New Perspectives in Science Education

Edition 13

Accepted Abstracts

STEM Education in Gulen Inspired Schools through Extra Curricula Activities

Mehmet Evrim Altin, International University of Bad Honnef (Germany)

Abstract

STEM education has been one of the most important subjects in college entrance exams in Turkey and therefore it has been an initial target of the private school sector for decades. Through various channels, Turkish Islamic Scholar Fethullah Gulen’s and his followers schools, which are named as Gulen Inspired Schools according to different scholars [1], have achieved remarkable success in STEM education and their graduates are now among Turkey’s leaders in science and math and are very well represented at the country’s top universities, as well as in master’s and doctorate programs throughout Europe and in the United States. [2] Through the internationalization process of the movement, different Gulen inspired schools were founded outside of Turkey and they also followed the same path and expanded this type of STEM education to the world. The purpose of this paper is to examine the methodology of Gulen Inspired Schools in STEM education. A qualitative research design is used to study this issue. Semi-structured expert interviews are conducted with managers of the Gulen Inspired Schools from three continents: Europe, Africa and the US and the experts of the subject. The results show that, in addition to the full-day concept and modern facilities with science labs, these schools conducted three types of extra curricula activities such as tutoring programs for the weak students, preparing good students for science Olympiads and coaching or mentoring students [3]. These types of extra educational activities have a supporting role in the STEM education in these schools. On the other hand, the detractors of these schools described these extracurricular activities as a tool in which Gulen followers conducted indoctrination and missionary activities to gain new followers [4].  Schools defended themselves against these approaches by demonstrating the secular structure of these activities and contribution to their students. Such discussions and the controversial structure of these extra curricula activities are also analysed from different perspectives in this paper.

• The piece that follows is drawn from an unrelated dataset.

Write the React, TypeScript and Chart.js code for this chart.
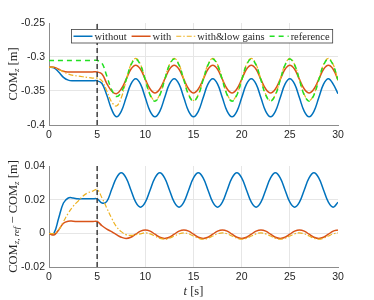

Keywords: Gulen inspired schools, STEM education, extra curricular activities.

References:

  1. Dohrn, K. (2014). Translocal Ethics: Hizmet Teachers and the Formation of Gülen-inspired Schools in Urban Tanzania. Sociology of Islam, 233.
  2. Hendrick, J. D. (2013). Gülen: the Ambiguous Politics of Market Islam in Turkey and the World, New York: New York University Press, 142.
  3. Altin, M.E. (2020). Additional Educational Activities in and out of Class, Internationalization through Localization: Gülen Inspired Schools, PhD Dissertation on Faculty of Philosophy of Heinrich Heine University of Düsseldorf, Düsseldorf: HHU Universität Publikation Server, 161-174.
  4. Tittensor, D. (2014).Conclusion: A singular Movement with a Modern-Day Mission.  The House of Services: The Gülen Movement and Islam’s Third Way, Oxford: Oxford University Press, 83.